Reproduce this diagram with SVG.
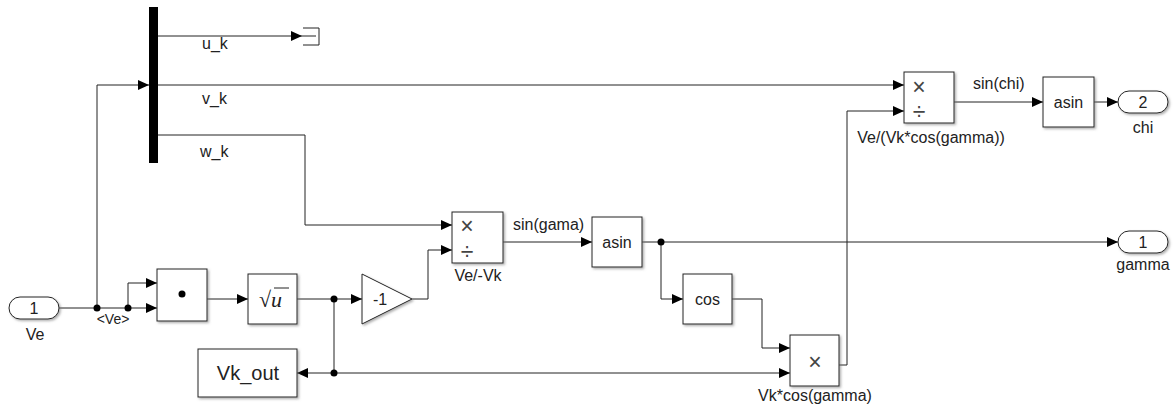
<svg xmlns="http://www.w3.org/2000/svg" width="1175" height="412" viewBox="0 0 1175 412">
<defs>
<style>
.blk{fill:#fff;stroke:#222;stroke-width:1;filter:url(#sh)}
.ln{fill:none;stroke:#222;stroke-width:1}
.arr{fill:none;stroke:#222;stroke-width:1;marker-end:url(#ah)}
.dot{fill:#000}
text{font-family:"Liberation Sans",Arial,sans-serif;font-size:16px;fill:#222}
.c{text-anchor:middle}
.op{font-size:23px;fill:#444;text-anchor:middle}
.sm{font-size:14px}
</style>
<filter id="sh" x="-10%" y="-10%" width="130%" height="130%">
<feDropShadow dx="1.5" dy="1.5" stdDeviation="0.8" flood-color="#777" flood-opacity="0.6"/>
</filter>
<marker id="ah" markerUnits="userSpaceOnUse" markerWidth="12" markerHeight="12" refX="11" refY="5" orient="auto">
<path d="M0,0 L11,5 L0,10 z" fill="#000"/>
</marker>
</defs>

<g id="connectors">
<path class="arr" d="M59,308 H157"/>
<path class="arr" d="M128,308 V283 H157"/>
<path class="arr" d="M97,308 V85 H149"/>
<path class="arr" d="M207,299 H248"/>
<path class="arr" d="M297,299 H362"/>
<path class="ln" d="M334,299 V373"/>
<path class="arr" d="M334,373 H297"/>
<path class="arr" d="M334,373 H790"/>
<path class="arr" d="M412,299 H428 V250 H452"/>
<path class="arr" d="M158,135 H305 V225 H452"/>
<path class="arr" d="M158,85 H904"/>
<path class="arr" d="M158,36 H302"/>
<path class="arr" d="M503,242 H592"/>
<path class="arr" d="M642,242 H1118"/>
<path class="arr" d="M661,242 V299 H683"/>
<path class="arr" d="M732,299 H762 V348 H790"/>
<path class="arr" d="M839,365 H847 V111 H904"/>
<path class="arr" d="M954,102 H1043"/>
<path class="arr" d="M1094,102 H1118"/>
<circle class="dot" cx="97" cy="308" r="3.5"/>
<circle class="dot" cx="128" cy="308" r="3.5"/>
<circle class="dot" cx="334" cy="299" r="3.5"/>
<circle class="dot" cx="334" cy="373" r="3.5"/>
<circle class="dot" cx="661" cy="242" r="3.5"/>
<text x="202" y="49">u_k</text>
<text x="202" y="104">v_k</text>
<text x="200" y="157">w_k</text>
<text class="sm c" x="113" y="324">&lt;Ve&gt;</text>
<text x="513" y="230">sin(gama)</text>
<text x="973" y="89">sin(chi)</text>
</g>

<g id="inport_Ve">
<rect class="blk" x="9" y="297" width="50" height="22" rx="11"/>
<text class="c" x="34" y="314">1</text>
<text class="c" x="35" y="340">Ve</text>
</g>

<g id="demux">
<rect x="149" y="7" width="9" height="156" fill="#000"/>
</g>

<g id="terminator">
<path class="ln" d="M302,36 H316 M303,28 H319 V45 H303"/>
</g>

<g id="dot_product">
<rect class="blk" x="157" y="269" width="50" height="52"/>
<circle cx="182" cy="294" r="3.5" fill="#000"/>
</g>

<g id="sqrt">
<rect class="blk" x="248" y="274" width="49" height="50"/>
<text x="259" y="307" style="font-family:'Liberation Serif','Times New Roman',serif;font-size:22px">√<tspan font-style="italic">u</tspan></text>
<line class="ln" x1="274" y1="288" x2="289" y2="288"/>
</g>

<g id="gain">
<polygon class="blk" points="362,274 412,299 362,324"/>
<text class="c" x="380" y="305">-1</text>
</g>

<g id="vk_out">
<rect class="blk" x="198" y="349" width="99" height="48"/>
<text class="c" x="248" y="380" style="font-size:20px">Vk_out</text>
</g>

<g id="divide_ve_vk">
<rect class="blk" x="452" y="212" width="51" height="51"/>
<text class="op" x="467" y="234">×</text>
<text class="op" x="467" y="260">÷</text>
<text class="c" x="478" y="281">Ve/-Vk</text>
</g>

<g id="asin_gamma">
<rect class="blk" x="592" y="217" width="50" height="50"/>
<text class="c" x="617" y="248">asin</text>
</g>

<g id="cos">
<rect class="blk" x="683" y="274" width="49" height="50"/>
<text class="c" x="707.5" y="305">cos</text>
</g>

<g id="product_vkcos">
<rect class="blk" x="790" y="335" width="49" height="51"/>
<text class="op" x="815" y="370">×</text>
<text class="c" x="815" y="401">Vk*cos(gamma)</text>
</g>

<g id="divide_chi">
<rect class="blk" x="904" y="72" width="50" height="51"/>
<text class="op" x="919" y="95">×</text>
<text class="op" x="919" y="120">÷</text>
<text class="c" x="931" y="143">Ve/(Vk*cos(gamma))</text>
</g>

<g id="asin_chi">
<rect class="blk" x="1043" y="77" width="51" height="50"/>
<text class="c" x="1068.5" y="108">asin</text>
</g>

<g id="outport_chi">
<rect class="blk" x="1118" y="91" width="50" height="22" rx="11"/>
<text class="c" x="1143" y="108">2</text>
<text class="c" x="1143" y="133">chi</text>
</g>

<g id="outport_gamma">
<rect class="blk" x="1118" y="231" width="50" height="22" rx="11"/>
<text class="c" x="1143" y="248">1</text>
<text class="c" x="1143" y="270">gamma</text>
</g>
</svg>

**Exercise directions**
Repeat the listing verbatim. Skip the pictures.

**Final result**
Reproduce this diagram with SVG.
<svg xmlns="http://www.w3.org/2000/svg" width="1175" height="412" viewBox="0 0 1175 412">
<defs>
<style>
.blk{fill:#fff;stroke:#222;stroke-width:1;filter:url(#sh)}
.ln{fill:none;stroke:#222;stroke-width:1}
.arr{fill:none;stroke:#222;stroke-width:1;marker-end:url(#ah)}
.dot{fill:#000}
text{font-family:"Liberation Sans",Arial,sans-serif;font-size:16px;fill:#222}
.c{text-anchor:middle}
.op{font-size:23px;fill:#444;text-anchor:middle}
.sm{font-size:14px}
</style>
<filter id="sh" x="-10%" y="-10%" width="130%" height="130%">
<feDropShadow dx="1.5" dy="1.5" stdDeviation="0.8" flood-color="#777" flood-opacity="0.6"/>
</filter>
<marker id="ah" markerUnits="userSpaceOnUse" markerWidth="12" markerHeight="12" refX="11" refY="5" orient="auto">
<path d="M0,0 L11,5 L0,10 z" fill="#000"/>
</marker>
</defs>

<g id="connectors">
<path class="arr" d="M59,308 H157"/>
<path class="arr" d="M128,308 V283 H157"/>
<path class="arr" d="M97,308 V85 H149"/>
<path class="arr" d="M207,299 H248"/>
<path class="arr" d="M297,299 H362"/>
<path class="ln" d="M334,299 V373"/>
<path class="arr" d="M334,373 H297"/>
<path class="arr" d="M334,373 H790"/>
<path class="arr" d="M412,299 H428 V250 H452"/>
<path class="arr" d="M158,135 H305 V225 H452"/>
<path class="arr" d="M158,85 H904"/>
<path class="arr" d="M158,36 H302"/>
<path class="arr" d="M503,242 H592"/>
<path class="arr" d="M642,242 H1118"/>
<path class="arr" d="M661,242 V299 H683"/>
<path class="arr" d="M732,299 H762 V348 H790"/>
<path class="arr" d="M839,365 H847 V111 H904"/>
<path class="arr" d="M954,102 H1043"/>
<path class="arr" d="M1094,102 H1118"/>
<circle class="dot" cx="97" cy="308" r="3.5"/>
<circle class="dot" cx="128" cy="308" r="3.5"/>
<circle class="dot" cx="334" cy="299" r="3.5"/>
<circle class="dot" cx="334" cy="373" r="3.5"/>
<circle class="dot" cx="661" cy="242" r="3.5"/>
<text x="202" y="49">u_k</text>
<text x="202" y="104">v_k</text>
<text x="200" y="157">w_k</text>
<text class="sm c" x="113" y="324">&lt;Ve&gt;</text>
<text x="513" y="230">sin(gama)</text>
<text x="973" y="89">sin(chi)</text>
</g>

<g id="inport_Ve">
<rect class="blk" x="9" y="297" width="50" height="22" rx="11"/>
<text class="c" x="34" y="314">1</text>
<text class="c" x="35" y="340">Ve</text>
</g>

<g id="demux">
<rect x="149" y="7" width="9" height="156" fill="#000"/>
</g>

<g id="terminator">
<path class="ln" d="M302,36 H316 M303,28 H319 V45 H303"/>
</g>

<g id="dot_product">
<rect class="blk" x="157" y="269" width="50" height="52"/>
<circle cx="182" cy="294" r="3.5" fill="#000"/>
</g>

<g id="sqrt">
<rect class="blk" x="248" y="274" width="49" height="50"/>
<text x="259" y="307" style="font-family:'Liberation Serif','Times New Roman',serif;font-size:22px">√<tspan font-style="italic">u</tspan></text>
<line class="ln" x1="274" y1="288" x2="289" y2="288"/>
</g>

<g id="gain">
<polygon class="blk" points="362,274 412,299 362,324"/>
<text class="c" x="380" y="305">-1</text>
</g>

<g id="vk_out">
<rect class="blk" x="198" y="349" width="99" height="48"/>
<text class="c" x="248" y="380" style="font-size:20px">Vk_out</text>
</g>

<g id="divide_ve_vk">
<rect class="blk" x="452" y="212" width="51" height="51"/>
<text class="op" x="467" y="234">×</text>
<text class="op" x="467" y="260">÷</text>
<text class="c" x="478" y="281">Ve/-Vk</text>
</g>

<g id="asin_gamma">
<rect class="blk" x="592" y="217" width="50" height="50"/>
<text class="c" x="617" y="248">asin</text>
</g>

<g id="cos">
<rect class="blk" x="683" y="274" width="49" height="50"/>
<text class="c" x="707.5" y="305">cos</text>
</g>

<g id="product_vkcos">
<rect class="blk" x="790" y="335" width="49" height="51"/>
<text class="op" x="815" y="370">×</text>
<text class="c" x="815" y="401">Vk*cos(gamma)</text>
</g>

<g id="divide_chi">
<rect class="blk" x="904" y="72" width="50" height="51"/>
<text class="op" x="919" y="95">×</text>
<text class="op" x="919" y="120">÷</text>
<text class="c" x="931" y="143">Ve/(Vk*cos(gamma))</text>
</g>

<g id="asin_chi">
<rect class="blk" x="1043" y="77" width="51" height="50"/>
<text class="c" x="1068.5" y="108">asin</text>
</g>

<g id="outport_chi">
<rect class="blk" x="1118" y="91" width="50" height="22" rx="11"/>
<text class="c" x="1143" y="108">2</text>
<text class="c" x="1143" y="133">chi</text>
</g>

<g id="outport_gamma">
<rect class="blk" x="1118" y="231" width="50" height="22" rx="11"/>
<text class="c" x="1143" y="248">1</text>
<text class="c" x="1143" y="270">gamma</text>
</g>
</svg>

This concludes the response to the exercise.